Emily Berl for The New York Times
Red Bull is among the popular brands of high-caffeine energy drinks.
Among the latest entrants in the energy industry's caffeine race is a pocket-size squeeze bottle called Mio Energy.
Each half-teaspoon serving of Mio, which is sold by Kraft Foods, releases 60 milligrams of caffeine in a beverage, the amount in a six-ounce cup of coffee, the company says. But one size of the bottle, which users can repeatedly squeeze, contains 18 servings, or 1,060 milligrams, of caffeine — more than enough, health specialists say, to sicken children and some adults, and even send some of them to the hospital.
Several countries are reining in sales of energy drinks, pointing to the risks of excessive caffeine consumption by teenagers and even some adults. By year's end, Canada will cap caffeine levels in products like Monster Energy, Red Bull and Rockstar. Also countries like Mexico, France and India have or are considering steps including taxing the drinks more heavily to discourage their use.
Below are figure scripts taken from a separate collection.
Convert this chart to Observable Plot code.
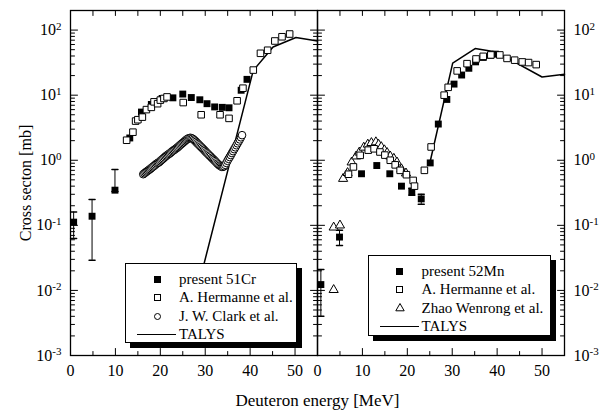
<!DOCTYPE html>
<html><head><meta charset="utf-8">
<script src="https://cdn.jsdelivr.net/npm/d3@7"></script>
<script src="https://cdn.jsdelivr.net/npm/@observablehq/plot@0.6"></script>
<style>
body{margin:0;background:#fff;}
#wrap{position:relative;width:607px;height:414px;font-family:"Liberation Serif","Times New Roman",serif;}
.legend{position:absolute;background:#fff;border:1px solid #000;box-shadow:5px 5px 0 #000;box-sizing:border-box;}
.row{position:absolute;left:0;height:18px;font-size:15px;line-height:18px;white-space:nowrap;}
.sym{position:absolute;box-sizing:border-box;}
</style></head><body><div id="wrap"></div>
<script>
// ---------- data (energy MeV, cross section mb) ----------
const panels = ["Cr", "Mn"];
const yTickValues = [1e-3, 1e-2, 1e-1, 1, 10, 100];
const xTickValues = [0, 10, 20, 30, 40, 50];
const xMinorValues = [5, 15, 25, 35, 45];
const xTopValues = [5, 10, 15, 20, 25, 30, 35, 40, 45, 50];

const crPresent = [[0.7,0.112],[4.8,0.138],[9.9,0.347],[13.2,2.2],[15.8,5.5],[18.0,7.2],[20.4,8.9],[22.8,9.1],[25.0,10.4],[26.9,9.2],[28.8,8.5],[30.4,7.4],[32.1,6.6],[33.8,6.5],[35.3,6.4],[38.0,11.9],[39.3,17.5]];
const crPresentErr = [[0.7,0.063,0.16],[4.8,0.029,0.25],[9.9,0.33,0.72]];
const crHermanne = [[12.5,2.03],[13.9,2.7],[14.5,4.0],[15.0,4.2],[16.0,4.6],[16.9,6.0],[18.0,6.5],[18.6,7.9],[19.4,7.4],[20.0,8.4],[20.8,8.9],[21.5,9.4],[25.1,7.7],[29.1,5.0],[33.3,5.0],[35.3,4.4],[37.1,8.2],[38.4,12.8],[40.7,24.3],[42.3,44],[43.9,49],[45.5,68],[47.1,79],[48.8,87]];
const crClark = [[16.2,0.61],[16.45,0.63],[16.7,0.65],[16.95,0.67],[17.2,0.69],[17.45,0.71],[17.7,0.73],[17.95,0.755],[18.2,0.78],[18.45,0.805],[18.7,0.83],[18.95,0.86],[19.2,0.89],[19.45,0.91],[19.7,0.93],[19.95,0.965],[20.2,1.0],[20.45,1.035],[20.7,1.07],[20.95,1.11],[21.2,1.15],[21.45,1.185],[21.7,1.22],[21.95,1.255],[22.2,1.29],[22.45,1.335],[22.7,1.38],[22.95,1.42],[23.2,1.46],[23.45,1.505],[23.7,1.55],[23.95,1.6],[24.2,1.66],[24.45,1.72],[24.7,1.78],[24.95,1.84],[25.2,1.90],[25.45,1.97],[25.7,2.04],[25.95,2.1],[26.2,2.16],[26.45,2.19],[26.7,2.21],[26.95,2.18],[27.2,2.14],[27.45,2.07],[27.7,2.0],[27.95,1.92],[28.2,1.84],[28.45,1.77],[28.7,1.70],[28.95,1.63],[29.2,1.57],[29.45,1.51],[29.7,1.45],[29.95,1.39],[30.2,1.33],[30.45,1.28],[30.7,1.23],[30.95,1.18],[31.2,1.14],[31.45,1.09],[31.7,1.05],[31.95,1.01],[32.2,0.97],[32.45,0.93],[32.7,0.89],[32.95,0.86],[33.2,0.83],[33.45,0.81],[33.7,0.79],[33.95,0.79],[34.2,0.81],[34.45,0.85],[34.7,0.91],[34.95,0.98],[35.2,1.05],[35.45,1.12],[35.7,1.20],[35.95,1.29],[36.2,1.38],[36.45,1.48],[36.7,1.58],[36.95,1.70],[37.2,1.82],[37.45,1.95],[37.7,2.09],[37.95,2.25],[38.2,2.43]];
const crTalys = [[26.0,0.0025],[40.7,24],[45.1,55],[50.2,77],[55.0,68]];

const mnPresent = [[0.75,0.0123],[4.9,0.066],[9.8,0.62],[13.2,0.83],[16.1,0.62],[18.7,0.40],[21.0,0.33],[23.1,0.255],[25.1,0.91],[26.9,3.6],[28.8,8.6],[30.4,14.8],[32.1,20.4],[33.7,25.9],[35.2,32.5],[36.9,38],[38.5,41],[39.6,42.7]];
const mnPresentErr = [[0.75,0.004,0.021],[4.9,0.049,0.084],[21.0,0.29,0.37],[23.1,0.21,0.30]];
const mnHermanne = [[6.9,0.61],[8.0,0.79],[9.5,1.19],[11.3,1.43],[12.6,1.5],[13.9,1.34],[15.0,1.2],[16.2,1.0],[17.3,0.85],[18.4,0.70],[19.8,0.6],[21.3,0.49],[21.6,0.40],[23.8,0.70],[25.3,1.6],[28.2,10],[29.1,13.2],[31.1,23.6],[33.3,30.5],[35.3,36],[36.9,39.5],[38.6,41.5],[40.6,41.5],[42.2,36.7],[43.9,34.5],[45.6,32.4],[47.0,31.7],[48.7,29.5]];
const mnZhao = [[3.6,0.0102],[3.6,0.093],[5.0,0.10],[5.7,0.52],[6.7,0.64],[7.6,0.93],[8.6,1.15],[9.3,1.32],[10.3,1.57],[11.2,1.75],[12.0,1.85],[13.0,1.9],[13.6,1.74],[14.2,1.6],[14.9,1.43],[15.5,1.3],[16.2,1.15],[17.0,1.06],[17.7,0.93],[18.7,0.73],[19.7,0.63]];
const mnTalys = [[25.0,0.9],[30.1,31],[35.1,52],[39.8,46],[50.0,19],[55.0,21]];

const legendCr = ["present 51Cr", "A. Hermanne et al.", "J. W. Clark et al.", "TALYS"];
const legendMn = ["present 52Mn", "A. Hermanne et al.", "Zhao Wenrong et al.", "TALYS"];

// ---------- tables ----------
const tab = (arr, panel) => arr.map(d => ({E: d[0], v: d[1], panel}));
const errTab = (arr, panel) => arr.map(d => ({E: d[0], lo: d[1], hi: d[2], panel}));
const present = [...tab(crPresent, "Cr"), ...tab(mnPresent, "Mn")];
const presentErr = [...errTab(crPresentErr, "Cr"), ...errTab(mnPresentErr, "Mn")];
const hermanne = [...tab(crHermanne, "Cr"), ...tab(mnHermanne, "Mn")];
const clark = tab(crClark, "Cr");
const zhao = tab(mnZhao, "Mn");
const talysCr = tab(crTalys, "Cr");
const talysMn = tab(mnTalys, "Mn");

const yMinor = [];
for (let e = -3; e <= 2; e++) for (let m = 2; m <= 9; m++) { const v = m * Math.pow(10, e); if (v <= 200) yMinor.push(v); }

const tickShape = {draw(ctx, l) { ctx.moveTo(0, 0); ctx.lineTo(0, -l); }};
const V = (data, opts) => Plot.vector(data, {shape: tickShape, anchor: "start", stroke: "black", strokeWidth: 1, ...opts});
const fmt = d => `10^${Math.round(Math.log10(d))}`;

const chart = Plot.plot({
  width: 607, height: 414,
  marginLeft: 70, marginRight: 43, marginTop: 10, marginBottom: 59,
  style: {fontFamily: "'Liberation Serif','Times New Roman',serif", fontSize: "16px", color: "black", background: "white", overflow: "visible"},
  fx: {domain: panels, padding: 0},
  x: {domain: [0, 55]},
  y: {type: "log", domain: [1e-3, 200]},
  marks: [
    Plot.axisY({anchor: "left", ticks: yTickValues, tickSize: 0, tickPadding: 9, tickFormat: fmt, label: "Cross secton [mb]", labelArrow: false, labelAnchor: "center", labelOffset: 51}),
    Plot.axisY({anchor: "right", ticks: yTickValues, tickSize: 0, tickPadding: 9, tickFormat: fmt, label: null}),
    Plot.axisX({anchor: "bottom", ticks: xTickValues, tickSize: 0, tickPadding: 9, label: null}),
    Plot.axisFx({anchor: "bottom", tickSize: 0, tickFormat: () => "", label: "Deuteron energy [MeV]", labelArrow: false, labelAnchor: "center", labelOffset: 50}),
    V(yTickValues, {y: d => d, frameAnchor: "left", rotate: 90, length: 7}),
    V(yMinor, {y: d => d, frameAnchor: "left", rotate: 90, length: 4}),
    V(yTickValues, {y: d => d, frameAnchor: "right", rotate: -90, length: 7}),
    V(yMinor, {y: d => d, frameAnchor: "right", rotate: -90, length: 4}),
    V(xTickValues, {x: d => d, frameAnchor: "bottom", rotate: 0, length: 7}),
    V(xMinorValues, {x: d => d, frameAnchor: "bottom", rotate: 0, length: 4}),
    V(xTopValues, {x: d => d, frameAnchor: "top", rotate: 180, length: 5}),
    Plot.line(talysCr, {x: "E", y: "v", fx: "panel", stroke: "black", strokeWidth: 1.5}),
    Plot.line(talysMn, {x: "E", y: "v", fx: "panel", stroke: "black", strokeWidth: 1.5}),
    Plot.dot(clark, {x: "E", y: "v", fx: "panel", r: 3.8, fill: "white", stroke: "black", strokeWidth: 1}),
    Plot.ruleX(presentErr, {x: "E", y1: "lo", y2: "hi", fx: "panel", stroke: "black", strokeWidth: 1}),
    Plot.vector(presentErr, {x: "E", y: "lo", fx: "panel", rotate: 90, length: 6, anchor: "middle", shape: tickShape, stroke: "black"}),
    Plot.vector(presentErr, {x: "E", y: "hi", fx: "panel", rotate: 90, length: 6, anchor: "middle", shape: tickShape, stroke: "black"}),
    Plot.dot(zhao, {x: "E", y: "v", fx: "panel", symbol: "triangle", r: 3.4, fill: "white", stroke: "black", strokeWidth: 1}),
    Plot.dot(present, {x: "E", y: "v", fx: "panel", symbol: "square", r: 3.9, fill: "black"}),
    Plot.dot(hermanne, {x: "E", y: "v", fx: "panel", symbol: "square", r: 3.7, fill: "white", stroke: "black", strokeWidth: 1}),
    Plot.frame({stroke: "black", strokeWidth: 1.3})
  ]
});

// superscript exponents on y tick labels; strip any label arrows
const ns = "http://www.w3.org/2000/svg";
chart.querySelectorAll('g[aria-label="y-axis tick label"] text').forEach(t => {
  const parts = t.textContent.split("^");
  if (parts.length < 2) return;
  t.textContent = "";
  const a = document.createElementNS(ns, "tspan"); a.textContent = parts[0];
  const b = document.createElementNS(ns, "tspan"); b.textContent = parts[1];
  b.setAttribute("dy", "-0.5em"); b.setAttribute("font-size", "11");
  t.append(a, b);
});
chart.querySelectorAll('g[aria-label="y-axis label"] text').forEach(t => {
  t.textContent = t.textContent.replace(/\s*[↑→↓←]\s*/g, "").trim();
  t.setAttribute("font-size", "16");
});
chart.querySelectorAll('g[aria-label="fx-axis label"] text').forEach(t => {
  t.textContent = t.textContent.replace(/\s*[↑→↓←]\s*/g, "").trim();
  t.setAttribute("font-size", "17");
});

const wrap = document.getElementById("wrap");
wrap.appendChild(chart);

// ---------- legends (overlaid inside plot area) ----------
const legendBoxes = [
  {labels: legendCr, syms: ["filled", "open", "circle", "line"], left: 125, top: 263, width: 172, height: 80, symX: 31.5, textX: 53, lineX: [11, 50]},
  {labels: legendMn, syms: ["filled", "open", "triangle", "line"], left: 368, top: 255, width: 183, height: 81, symX: 30.5, textX: 52.5, lineX: [10.5, 50]}
];
legendBoxes.forEach(L => {
  const box = document.createElement("div");
  box.className = "legend";
  Object.assign(box.style, {left: L.left + "px", top: L.top + "px", width: L.width + "px", height: L.height + "px"});
  L.labels.forEach((lab, i) => {
    const cy = 15 + i * 18.5;
    const s = L.syms[i];
    if (s === "triangle") {
      const tri = document.createElementNS(ns, "svg");
      tri.setAttribute("width", "12"); tri.setAttribute("height", "12");
      tri.setAttribute("style", `position:absolute;left:${L.symX - 6}px;top:${cy - 6}px;overflow:visible`);
      const p = document.createElementNS(ns, "path");
      p.setAttribute("d", "M6,1.5 L10.2,8.8 L1.8,8.8 Z");
      p.setAttribute("fill", "#fff"); p.setAttribute("stroke", "#000"); p.setAttribute("stroke-width", "1");
      tri.appendChild(p);
      box.appendChild(tri);
    } else {
      const sym = document.createElement("div");
      sym.className = "sym";
      if (s === "line") {
        Object.assign(sym.style, {left: L.lineX[0] + "px", top: (cy - 0.75) + "px", width: (L.lineX[1] - L.lineX[0]) + "px", height: "1.5px", background: "#000"});
      } else {
        Object.assign(sym.style, {left: (L.symX - 3.5) + "px", top: (cy - 3.5) + "px", width: "7px", height: "7px"});
        if (s === "filled") sym.style.background = "#000";
        else { sym.style.border = "1px solid #000"; sym.style.background = "#fff"; }
        if (s === "circle") sym.style.borderRadius = "50%";
      }
      box.appendChild(sym);
    }
    const row = document.createElement("div");
    row.className = "row";
    Object.assign(row.style, {left: L.textX + "px", top: (cy - 9.5) + "px"});
    row.textContent = lab;
    box.appendChild(row);
  });
  wrap.appendChild(box);
});
</script></body></html>
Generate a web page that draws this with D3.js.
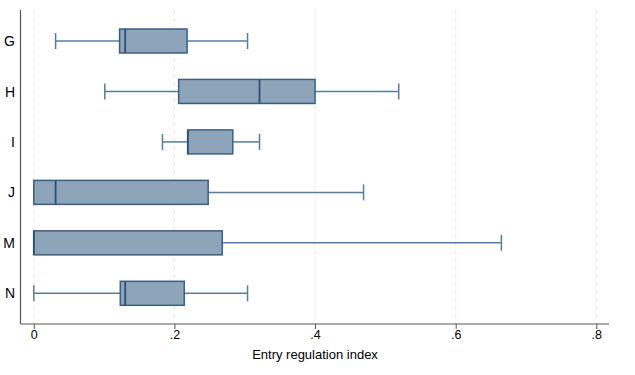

As consumption of energy drinks soars in the United States, some members of Congress have called for a review of the industry, and the New York State attorney general is investigating the practices of several producers. However, critics say the Food and Drug Administration has allowed the drinks to languish in a regulatory gray area and does not require companies to disclose how much caffeine their products contain.
"Their approach has been laissez-faire," said Dr. Bruce A. Goldberger, a toxicologist at the University of Florida in Gainesville, who has been an industry critic. "The question is, what is it going to take to cause them to take action?"
F.D.A. officials say they lack sufficient evidence to act on caffeine levels in energy drinks, but continue to study the issue. Also, producers can market an energy drink as either a beverage or a dietary supplement, differing regulatory categories with different labeling and ingredient rules.
"We don't have energy drinks defined by any regulation," said Daniel Fabricant, the director of the F.D.A.'s dietary supplement division. "It is a marketing term."
Agency officials, however, may soon face more pressure to regulate the products after the disclosure Monday that the agency had received reports of five deaths since 2009 that could be linked to Monster Energy, a top-seller. The drink's manufacturer, Monster Beverage, disputed any suggestion that its products are unsafe.
The fatalities are also raising broader questions about whether companies monitor reports of deaths and serious injuries that may be tied to their products. A spokeswoman for Monster Beverage said Monday that the company was unaware of four of the five deaths reported to the F.D.A., even though such incident reports were part of an agency database.
The mother of a 14-year-old Maryland girl who died last December from a heart arrhythmia after drinking two large cans of Monster Energy in 24 hours obtained the records by requesting them under the Freedom of Information Act. Last week, she filed a lawsuit against Monster Beverage, a publicly traded company based in Corona, Calif., seeking unspecified damages.
Under the new Canadian rules, the big, 24-ounce size of Monster Energy that the Maryland teenager, Anais Fournier, drank will be banned because it contains 240 milligrams of caffeine, 60 milligrams more than the limit set by the new standards. Companies there will also track the types of consumers using their products and compile data about any health problems linked to them.
In the United States, a report last year by the federal Substance Abuse and Mental Health Services Administration found that the annual number of emergency room visits in this country linked to energy drinks rose to over 12,000 in 2009, the latest year for which data is available. The figure represents a tenfold jump from the number of such visits reported in 2005.
The caffeine used in the beverages, which are also high in sugar, can come from a variety of sources, like synthetic caffeine, the guarana plant and tea extracts. Producers can mask the caffeine levels by including it among other ingredients as part of a drink's "energy blend."
The issue of how, or whether, to restrict levels of caffeine in energy drinks sold here is being raised as a seismic shift is occurring in beverage consumption. In some stores, sales of energy drinks now outpace those of sodas.
Overall, sales of energy drinks in the United States grew an estimated 16 percent last year to $8.9 billion, a record level, according to Beverage Digest, a trade publication.